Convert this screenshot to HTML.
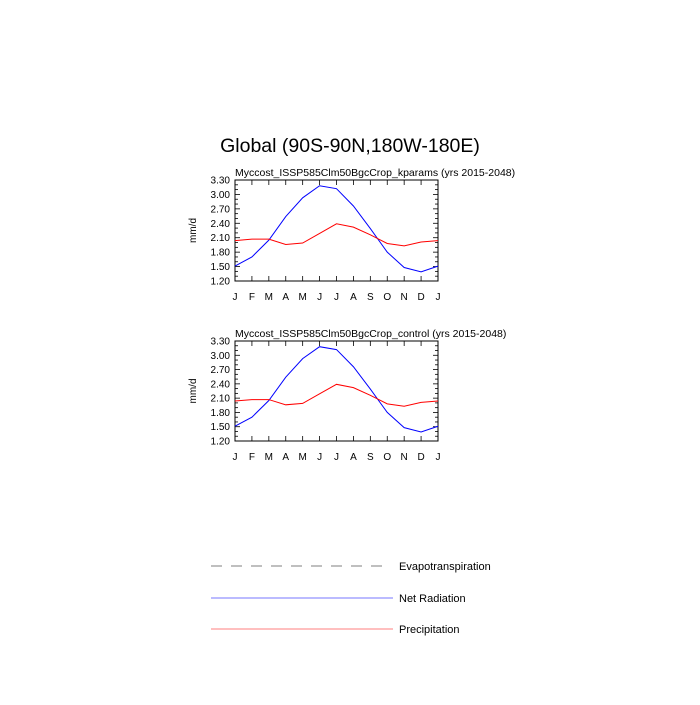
<!DOCTYPE html>
<html><head><meta charset="utf-8"><style>
body{margin:0;background:#fff;width:700px;height:700px;overflow:hidden}
svg{font-family:"Liberation Sans",sans-serif}
</style></head><body>
<svg id="s" width="700" height="700" xmlns="http://www.w3.org/2000/svg">
<rect width="700" height="700" fill="#fff"/>
<text x="350" y="152" font-size="19.5" text-anchor="middle">Global (90S-90N,180W-180E)</text>
<line x1="211" y1="566" x2="390" y2="566" stroke="#999" stroke-width="1.3" stroke-dasharray="11,9"/>
<text x="399" y="570" font-size="11">Evapotranspiration</text>
<line x1="211" y1="598" x2="393" y2="598" stroke="#7777ff" stroke-width="1"/>
<text x="399" y="602" font-size="11">Net Radiation</text>
<line x1="211" y1="629" x2="393" y2="629" stroke="#ff9999" stroke-width="1.2"/>
<text x="399" y="633" font-size="11">Precipitation</text>
</svg>
<script>
const s=document.getElementById('s');let h='';
const blue=[1.51,1.70,2.05,2.54,2.93,3.18,3.12,2.76,2.29,1.80,1.48,1.39,1.51];
const red=[2.04,2.07,2.07,1.96,1.99,2.19,2.39,2.32,2.16,1.98,1.93,2.01,2.04];
const M=['J','F','M','A','M','J','J','A','S','O','N','D','J'];
function plot(top,bot,title){
 const L=235,R=438,X=i=>L+i*(R-L)/12,Y=v=>bot-(v-1.2)*(bot-top)/2.1;
 h+=`<text x="235" y="${top-4}" font-size="10.5">${title}</text>`;
 h+=`<rect x="${L}" y="${top}" width="${R-L}" height="${bot-top}" fill="none" stroke="#000" stroke-width="1"/>`;
 for(let k=0;k<=21;k++){const v=1.2+k*0.1,y=Y(v),maj=k%3==0,l=maj?5:3;
  h+=`<line x1="${L}" y1="${y}" x2="${L+l}" y2="${y}" stroke="#000" stroke-width="0.8"/><line x1="${R}" y1="${y}" x2="${R-l}" y2="${y}" stroke="#000" stroke-width="0.8"/>`;
  if(maj)h+=`<text x="${L-5}" y="${y+3.5}" font-size="10" text-anchor="end">${v.toFixed(2)}</text>`;}
 for(let i=0;i<=12;i++){const x=X(i);
  h+=`<line x1="${x}" y1="${bot}" x2="${x}" y2="${bot-5}" stroke="#000" stroke-width="0.8"/><line x1="${x}" y1="${top}" x2="${x}" y2="${top+5}" stroke="#000" stroke-width="0.8"/>`;
  h+=`<text x="${x}" y="${bot+19}" font-size="10" text-anchor="middle">${M[i]}</text>`;}
 h+=`<text transform="translate(196,${(top+bot)/2}) rotate(-90)" font-size="10" text-anchor="middle">mm/d</text>`;
 h+=`<polyline fill="none" stroke="#0000ff" stroke-width="1" points="${blue.map((v,i)=>X(i)+','+Y(v)).join(' ')}"/>`;
 h+=`<polyline fill="none" stroke="#ff0000" stroke-width="1" points="${red.map((v,i)=>X(i)+','+Y(v)).join(' ')}"/>`;
}
plot(180,281,'Myccost_ISSP585Clm50BgcCrop_kparams (yrs 2015-2048)');
plot(341,441,'Myccost_ISSP585Clm50BgcCrop_control (yrs 2015-2048)');
s.insertAdjacentHTML('beforeend',h);
</script>
</body></html>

::::::::::

**Task goal**
Copy the material above exactly and drop the pictures.

**Answer to this exercise**
Convert this screenshot to HTML.
<!DOCTYPE html>
<html><head><meta charset="utf-8"><style>
body{margin:0;background:#fff;width:700px;height:700px;overflow:hidden}
svg{font-family:"Liberation Sans",sans-serif}
</style></head><body>
<svg id="s" width="700" height="700" xmlns="http://www.w3.org/2000/svg">
<rect width="700" height="700" fill="#fff"/>
<text x="350" y="152" font-size="19.5" text-anchor="middle">Global (90S-90N,180W-180E)</text>
<line x1="211" y1="566" x2="390" y2="566" stroke="#999" stroke-width="1.3" stroke-dasharray="11,9"/>
<text x="399" y="570" font-size="11">Evapotranspiration</text>
<line x1="211" y1="598" x2="393" y2="598" stroke="#7777ff" stroke-width="1"/>
<text x="399" y="602" font-size="11">Net Radiation</text>
<line x1="211" y1="629" x2="393" y2="629" stroke="#ff9999" stroke-width="1.2"/>
<text x="399" y="633" font-size="11">Precipitation</text>
</svg>
<script>
const s=document.getElementById('s');let h='';
const blue=[1.51,1.70,2.05,2.54,2.93,3.18,3.12,2.76,2.29,1.80,1.48,1.39,1.51];
const red=[2.04,2.07,2.07,1.96,1.99,2.19,2.39,2.32,2.16,1.98,1.93,2.01,2.04];
const M=['J','F','M','A','M','J','J','A','S','O','N','D','J'];
function plot(top,bot,title){
 const L=235,R=438,X=i=>L+i*(R-L)/12,Y=v=>bot-(v-1.2)*(bot-top)/2.1;
 h+=`<text x="235" y="${top-4}" font-size="10.5">${title}</text>`;
 h+=`<rect x="${L}" y="${top}" width="${R-L}" height="${bot-top}" fill="none" stroke="#000" stroke-width="1"/>`;
 for(let k=0;k<=21;k++){const v=1.2+k*0.1,y=Y(v),maj=k%3==0,l=maj?5:3;
  h+=`<line x1="${L}" y1="${y}" x2="${L+l}" y2="${y}" stroke="#000" stroke-width="0.8"/><line x1="${R}" y1="${y}" x2="${R-l}" y2="${y}" stroke="#000" stroke-width="0.8"/>`;
  if(maj)h+=`<text x="${L-5}" y="${y+3.5}" font-size="10" text-anchor="end">${v.toFixed(2)}</text>`;}
 for(let i=0;i<=12;i++){const x=X(i);
  h+=`<line x1="${x}" y1="${bot}" x2="${x}" y2="${bot-5}" stroke="#000" stroke-width="0.8"/><line x1="${x}" y1="${top}" x2="${x}" y2="${top+5}" stroke="#000" stroke-width="0.8"/>`;
  h+=`<text x="${x}" y="${bot+19}" font-size="10" text-anchor="middle">${M[i]}</text>`;}
 h+=`<text transform="translate(196,${(top+bot)/2}) rotate(-90)" font-size="10" text-anchor="middle">mm/d</text>`;
 h+=`<polyline fill="none" stroke="#0000ff" stroke-width="1" points="${blue.map((v,i)=>X(i)+','+Y(v)).join(' ')}"/>`;
 h+=`<polyline fill="none" stroke="#ff0000" stroke-width="1" points="${red.map((v,i)=>X(i)+','+Y(v)).join(' ')}"/>`;
}
plot(180,281,'Myccost_ISSP585Clm50BgcCrop_kparams (yrs 2015-2048)');
plot(341,441,'Myccost_ISSP585Clm50BgcCrop_control (yrs 2015-2048)');
s.insertAdjacentHTML('beforeend',h);
</script>
</body></html>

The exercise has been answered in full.